After skimming through an otherwise lackluster Sunday Review yesterday ("Where are the fluffy human-interest stories and think pieces I crave?"), I was delighted to encounter this piece about the Times' critics by the paper's public editor, Arthur Brisbane. This position, as I understand it, is an intermediary between the Times and its readers. Brisbane finds trends in readers' responses to an issue, locates the most interesting or representative comments, gives relevant Times employees a chance to respond to the readers, and then finally weighs in with his own opinion.
This week's article centered on readers' negative reactions to the paper's arts criticism -- all kinds of arts criticism: books, architecture, classical music, and of course theater. One line I especially appreciated was this: "Readers sometimes just disagree with a reviewer’s opinion," and then Brisbane moved on, as if that were all to say about this sort of objection (which I think it is).

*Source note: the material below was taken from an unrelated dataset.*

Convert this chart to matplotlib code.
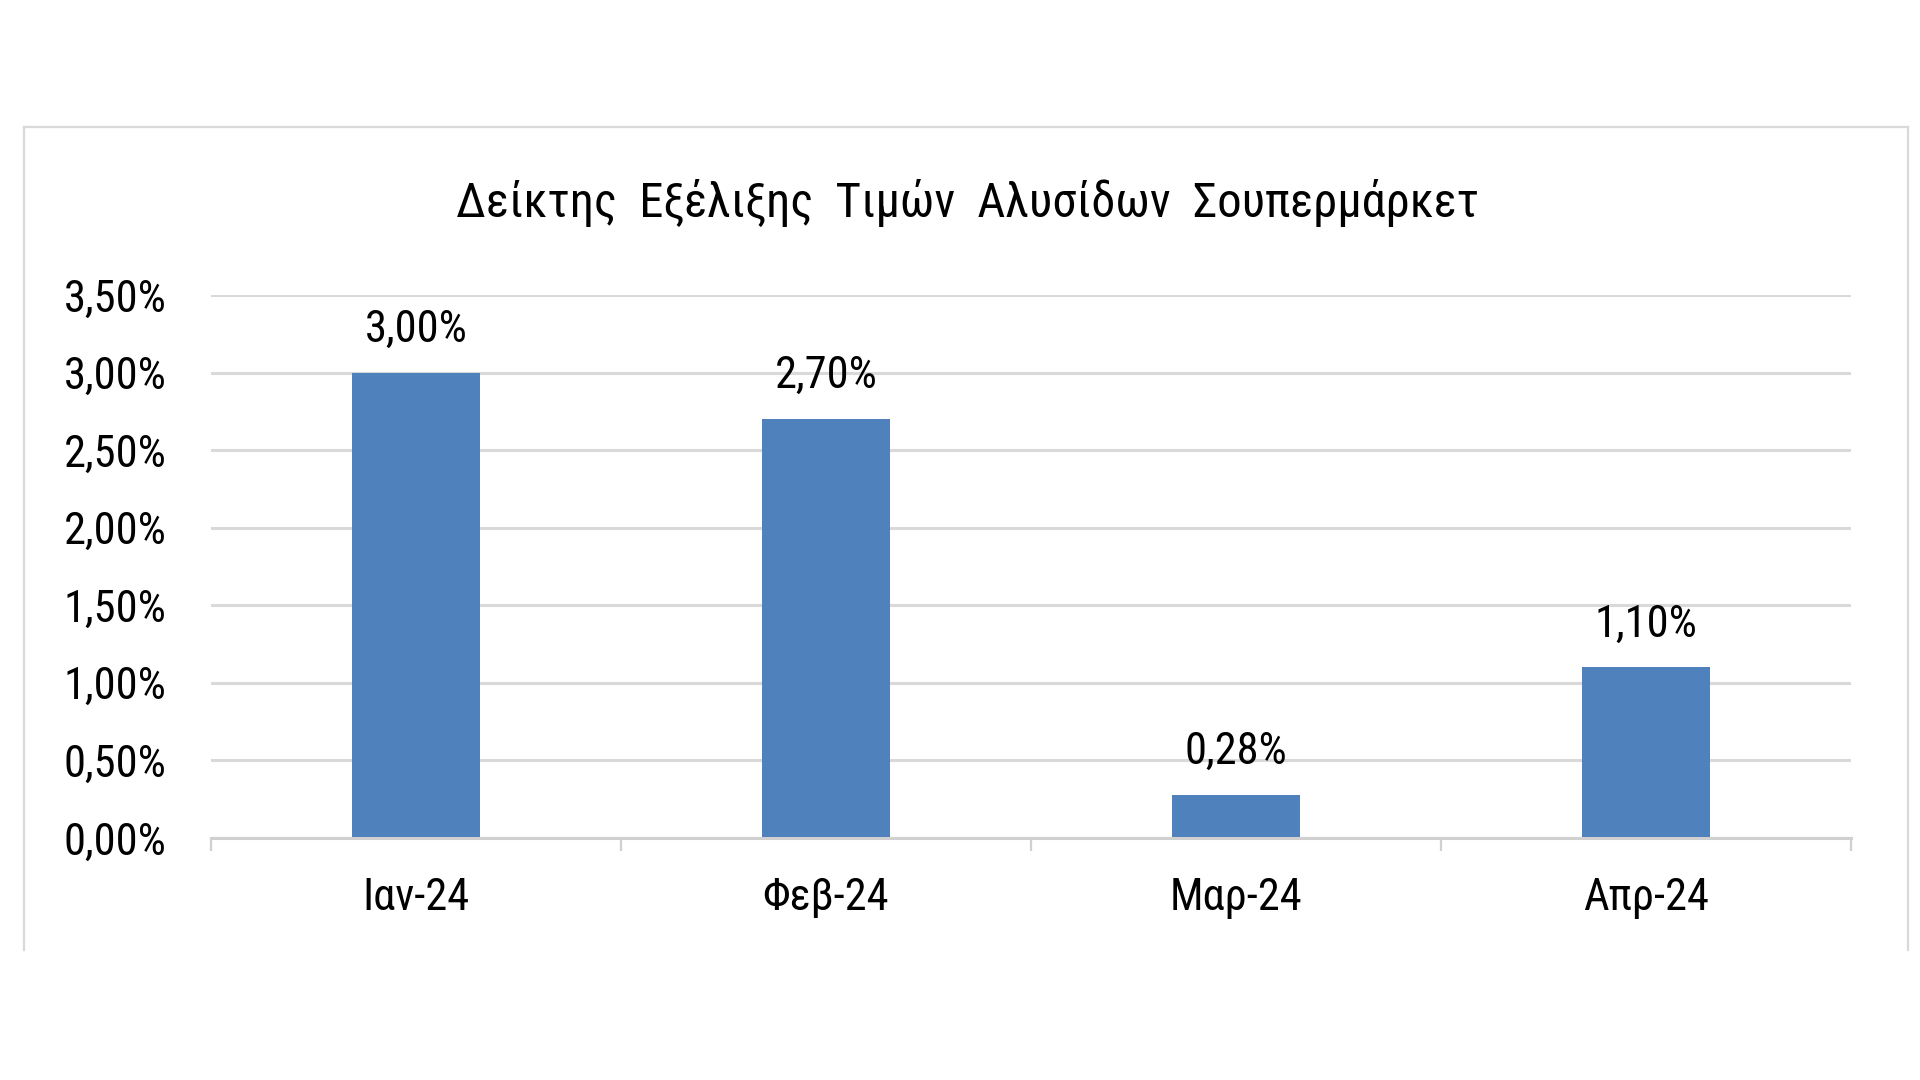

In my experience, basic differences of opinion about a show account for the majority of negative comments. It's great when readers voice them, but it's frustrating when they use them as calls to fire me.

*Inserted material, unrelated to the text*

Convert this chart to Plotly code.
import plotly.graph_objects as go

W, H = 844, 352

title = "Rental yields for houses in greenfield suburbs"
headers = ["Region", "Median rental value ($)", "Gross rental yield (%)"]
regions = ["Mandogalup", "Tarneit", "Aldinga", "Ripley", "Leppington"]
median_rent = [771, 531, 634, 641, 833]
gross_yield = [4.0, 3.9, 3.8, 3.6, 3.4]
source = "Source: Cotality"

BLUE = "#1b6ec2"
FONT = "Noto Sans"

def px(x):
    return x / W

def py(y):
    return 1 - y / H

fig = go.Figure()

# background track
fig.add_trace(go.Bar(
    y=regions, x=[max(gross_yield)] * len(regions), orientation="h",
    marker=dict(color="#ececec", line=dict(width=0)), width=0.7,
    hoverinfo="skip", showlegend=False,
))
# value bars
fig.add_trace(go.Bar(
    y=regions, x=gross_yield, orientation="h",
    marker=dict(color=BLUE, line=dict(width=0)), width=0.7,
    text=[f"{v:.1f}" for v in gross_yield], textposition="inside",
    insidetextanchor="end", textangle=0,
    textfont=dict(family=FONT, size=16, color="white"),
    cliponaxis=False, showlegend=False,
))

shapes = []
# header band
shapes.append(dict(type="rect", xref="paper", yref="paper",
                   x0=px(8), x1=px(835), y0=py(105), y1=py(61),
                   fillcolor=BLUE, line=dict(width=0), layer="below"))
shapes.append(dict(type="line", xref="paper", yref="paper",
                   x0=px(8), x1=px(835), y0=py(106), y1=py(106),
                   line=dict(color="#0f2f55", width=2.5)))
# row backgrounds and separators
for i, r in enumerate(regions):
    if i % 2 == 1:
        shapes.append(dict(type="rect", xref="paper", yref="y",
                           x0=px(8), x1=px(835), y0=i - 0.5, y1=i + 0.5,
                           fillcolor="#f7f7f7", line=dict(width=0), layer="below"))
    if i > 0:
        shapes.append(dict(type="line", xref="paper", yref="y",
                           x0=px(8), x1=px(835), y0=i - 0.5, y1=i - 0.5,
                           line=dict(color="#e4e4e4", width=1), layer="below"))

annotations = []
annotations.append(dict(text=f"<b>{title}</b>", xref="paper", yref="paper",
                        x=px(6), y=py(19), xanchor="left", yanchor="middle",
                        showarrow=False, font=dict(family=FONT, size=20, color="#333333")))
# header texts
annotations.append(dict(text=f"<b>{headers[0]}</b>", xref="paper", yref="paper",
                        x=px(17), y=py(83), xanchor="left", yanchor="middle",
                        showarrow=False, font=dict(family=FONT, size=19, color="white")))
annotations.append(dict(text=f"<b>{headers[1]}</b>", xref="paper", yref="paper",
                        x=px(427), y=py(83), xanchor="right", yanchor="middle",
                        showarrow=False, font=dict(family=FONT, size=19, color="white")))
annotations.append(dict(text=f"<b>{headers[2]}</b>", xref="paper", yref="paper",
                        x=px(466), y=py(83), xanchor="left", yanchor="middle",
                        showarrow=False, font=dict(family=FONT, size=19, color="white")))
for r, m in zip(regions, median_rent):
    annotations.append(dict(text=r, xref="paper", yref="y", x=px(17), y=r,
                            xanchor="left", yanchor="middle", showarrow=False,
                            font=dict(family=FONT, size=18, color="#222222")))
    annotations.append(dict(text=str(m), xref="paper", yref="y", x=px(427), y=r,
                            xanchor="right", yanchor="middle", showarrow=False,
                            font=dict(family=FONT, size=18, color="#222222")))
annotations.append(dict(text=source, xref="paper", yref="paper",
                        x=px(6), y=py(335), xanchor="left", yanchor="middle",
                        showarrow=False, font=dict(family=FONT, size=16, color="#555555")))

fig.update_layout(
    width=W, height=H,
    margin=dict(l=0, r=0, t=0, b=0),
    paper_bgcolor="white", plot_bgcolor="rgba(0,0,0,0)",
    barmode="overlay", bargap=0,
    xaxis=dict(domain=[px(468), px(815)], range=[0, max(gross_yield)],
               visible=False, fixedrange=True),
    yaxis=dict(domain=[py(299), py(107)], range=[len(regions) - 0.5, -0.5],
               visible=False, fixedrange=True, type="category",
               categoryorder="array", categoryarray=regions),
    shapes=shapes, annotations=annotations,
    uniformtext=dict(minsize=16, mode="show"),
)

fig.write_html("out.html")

On the other hand, the negative responses to which Brisbane devotes the bulk of of his article ought to give any scrupulous critic pause: unnecessary attacks on an artist's human dignity, perhaps by criticizing the artist's appearance when it has nothing to do with the art, or by speaking ill of the recently dead. It's difficult to think of a justifiable reason to perpetrate either of these egregious criticisms.
But this idea of violating an artist's dignity might extend even further. In a comment on one of my recent posts, Mark Jackson, a Bay Area writer, director, and actor, proposed that a critic should never write something that s/he couldn't say to the artist's face. In other words, in addition to the extreme examples above, he might also prohibit many criticisms that feel harsh or cavalier for other reasons. It's a nice, simple golden rule, but for me criticism is a little more complicated than that. I can imagine saying few things I write, positive or negative, to an artist's face. Criticism isn't dialogue; it sparks dialogue. I believe the essay has unique power to delve deep, and that to achieve that depth, either in a single phrase or as a whole piece, a critic must have solitude and reflection. I'm not saying an artist and a critic in conversation can't make spectacular discoveries about a show, but good criticism offers more than just a series of ideas, questions and opinions; it's also enjoyable as a prolonged exploration of one author's voice.

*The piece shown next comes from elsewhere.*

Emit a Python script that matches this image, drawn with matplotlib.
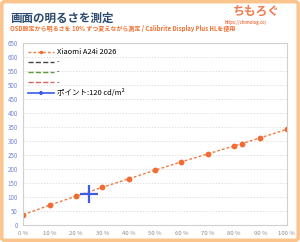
import matplotlib
matplotlib.use("Agg")
import matplotlib.pyplot as plt
from matplotlib.patches import FancyBboxPatch

plt.rcParams['font.family'] = ['Noto Sans CJK JP', 'DejaVu Sans']

# データ
brightness_pct = [0, 10, 20, 30, 40, 50, 60, 70, 80, 83, 90, 100]
luminance = [37, 71, 103, 135, 165, 196, 226, 254, 283, 291, 312, 342]
point_x = [25]
point_y = [111]
y_ticks = list(range(0, 651, 50))
x_ticks = list(range(0, 101, 10))
x_labels = [f'{v} %' for v in x_ticks]

title = '画面の明るさを測定'
subtitle = 'OSD設定から明るさを 10% ずつ変えながら測定 / Calibrite Display Plus HLを使用'

fig = plt.figure(figsize=(3.0, 2.42), dpi=100)
fig.patch.set_facecolor('white')

# 外枠
fig.patches.append(FancyBboxPatch((0.006, 0.007), 0.988, 0.986, boxstyle='round,pad=0,rounding_size=0.01',
                                  transform=fig.transFigure, fill=False, edgecolor='#fbc48c', linewidth=2.5))

ax = fig.add_axes([0.0777, 0.0702, 0.878, 0.751])

ax.plot(brightness_pct, luminance, linestyle=(0, (2, 1.5)), color='#f07a40', linewidth=1.0,
        marker='o', markersize=4.2, markerfacecolor='#f26b32', markeredgewidth=0, label='Xiaomi A24i 2026')
ax.plot([], [], linestyle='--', color='#444444', linewidth=1.0, label='-')
ax.plot([], [], linestyle='--', color='#5a9a3a', linewidth=1.0, label='-')
ax.plot([], [], linestyle='--', color='#e06060', linewidth=1.0, label='-')
ax.plot(point_x, point_y, linestyle='-', color='#3a5ee8', linewidth=1.2, marker='+',
        markersize=13, markeredgewidth=1.6, label='ポイント:120 cd/m²')

ax.set_xlim(0, 100)
ax.set_ylim(0, 650)
ax.set_yticks(y_ticks)
ax.set_xticks(x_ticks)
ax.set_xticklabels(x_labels)
ax.tick_params(axis='y', labelsize=4.5, labelcolor='#7088dc', length=0, pad=4)
ax.tick_params(axis='x', labelsize=4.3, labelcolor='#8a8a8a', length=0, pad=4)

ax.grid(axis='y', color='#d8d8d8', linestyle=(0, (1.5, 2)), linewidth=0.6)
ax.set_axisbelow(True)
for s in ax.spines.values():
    s.set_color('#d0d0d0')
    s.set_linewidth(0.8)

leg = ax.legend(loc='upper left', fontsize=5.4, frameon=False, handlelength=3.4,
                labelspacing=0.3, borderaxespad=0.35, borderpad=0.3, handletextpad=0.4)
for h in leg.legend_handles:
    if hasattr(h, 'set_markersize'):
        h.set_markersize(2.5)

fig.text(0.033, 0.926, title, fontsize=8.3, fontweight='bold', color='#2d4b6e', ha='left', va='center')
fig.text(0.033, 0.882, subtitle, fontsize=4.3, fontweight='bold', color='#f07030', ha='left', va='center')

# ロゴ
fig.text(0.855, 0.952, 'ちもろぐ', fontsize=8.5, fontweight='bold', color='#f07c50', ha='center', va='center')
fig.text(0.82, 0.905, 'https://chimolog.co/', fontsize=3, fontweight='bold', color='#f07c50', ha='center', va='center')

fig.savefig('out.png', dpi=100)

My response to Jackson is really a quibble: "I can't speak my criticism to artists' faces because who reads reviews out loud to their subjects! Nyuck nyuck nyuck!" If I were friends with a review subject, I'm sure I could force myself to recite my article -- pretentious diction, awkward syntax and all -- to his or her face. But "Could I look you in the eye and say this?" simply isn't as important or difficult a question for me as "Am I being honest?" is. What might surprise artists is that asking myself the latter often makes me temper my criticism. For me, extreme feelings, positive or negative, often arise from the urge to make a point in a pretty or provocative way rather than to reflect my genuine opinion.
Brisbane's article is thus a welcome reminder to keep asking myself that question. If I do, hopefully I'll be working toward what Jackson describes as criticism that's "forceful, effective, and vigorous" without resorting to humiliation or attack, if not quite in the way he proposes. In the meantime, until I have the Times's budget, I'll have to keep being my own public editor.